(1.) THIS is a civil regular second appeal by the defendants in a suit for rent and ejectment. The suit for rent has been dismissed by both Courts below and there is no dispute-about that at the present stage, and the only question in controversy in the present appeal is About ejectment for which relief the suit has been decreed.
(2.) THE material facts leading up to this appeal may shortly be stated as follows. Nathmal and Dhanraj, father and son, obtained on rent the suit shop, which has been fully described in paragraph one of the plaint, from Purshottam Das and murlidhar by a rent-note dated Maha Vadi 9 Smt. 1999 (corresponding to some time in 1942) Ex. P-I, by which the former agreed to pay rent at-the rate of Rs. 24/- per mensem to the latter. One of the terras in the rent-note was that the tenants would be willing to give vacant possession of the said shop whenever the landlords should demand possession of it. It appears that the tenants did not pay any rent to the landlords for a period of six years preceding the institution of this suit and consequently it is alleged in the plaint that they gave a notice to the former to pay the rent in arrears as also to quit, and in support of this allegation the relevant postal receipt-was produced. Another grievance of the plaintiffs landlords-was that the defendants tenants had disclaimed the title of the landlords and arrogated the same to themselves. It is in these circumstances that the present suit was instituted on the 16th November, 1950, in the Court of the Munsiff Didwana in which the arrears of rent as well as ejectment were claimed, and a further claim of Rs. 10/-per mensem as damages was made from the date of the salt until delivery of possession. Nathmal seems to have died soon after the institution of the suit, and his other son Naraindas was brought on the record in his place; Dhanraj one of the executants of the rent-note being also his son was already on the record. Both defendants resisted-the suit. They denied the tenancy and the rent- note on which it was founded. They also raised the plea that the notice was invalid.
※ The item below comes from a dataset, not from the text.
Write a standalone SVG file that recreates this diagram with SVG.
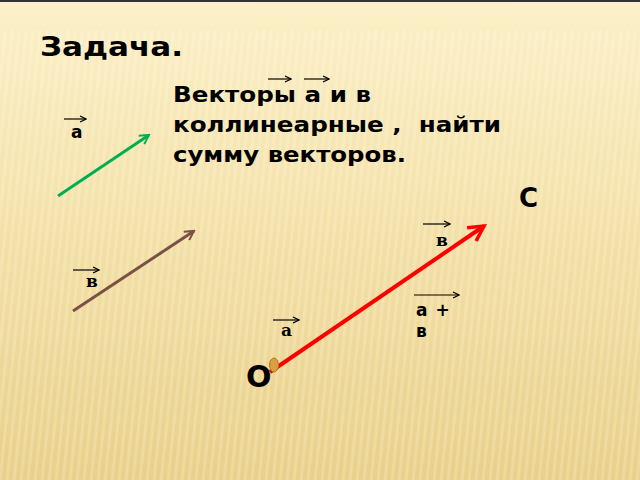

(3.) THE trial Court decreed the suit both for rent and ejectment. The defendants went up in appeal but failed. Thereafter they came in second appeal to this Court. At that stage it appears Co have been discovered that the plaintiff Murlidhar had died some time in December, 1950, when the suit was pending in the trial Court and that his legal representatives had not been brought on the record. In that connection it was further discovered that an application had been made on behalf of Kishorelal plaintiff that he and the deceased Murlidhar constituted a Joint Hindu family and that after the death of the said Murlidhar, Kishorelal was the Karta of the family. But somehow this application was not pursued and the trial Court did not take any action on it. It was thus submitted before this Court in second appeal that the plaintiff Murlidhar having died in December, 1950, and his legal representatives haying not been brought on the record in his place, the whole suit had abated and should be dismissed. It was also urged that an issue as to the validity of the notice had not been framed in the trial Court although the parties were in disagreement on that point. In these circumstances, a learned Single Judge before whom the appeal came for disposal allowed it and remanded the case to the trial Court With a direction that an opportunity be given to the plaintiff Kishorelal to prove the allegations made in his application dated the 28th April, 1952, and to decide whether the right to sue survived to him alone so that he was in a position to continue the suit without bringing the legal representatives of the deceased Murlidhar on the record. Furthermore, the trial Court was also asked to frame an issue as to whether a valid notice either of forfeiture or terminating the tenancy was served on the defendants and to decide that issue also. The parties were allowed to adduce evidence on the points remitted to the trial Court.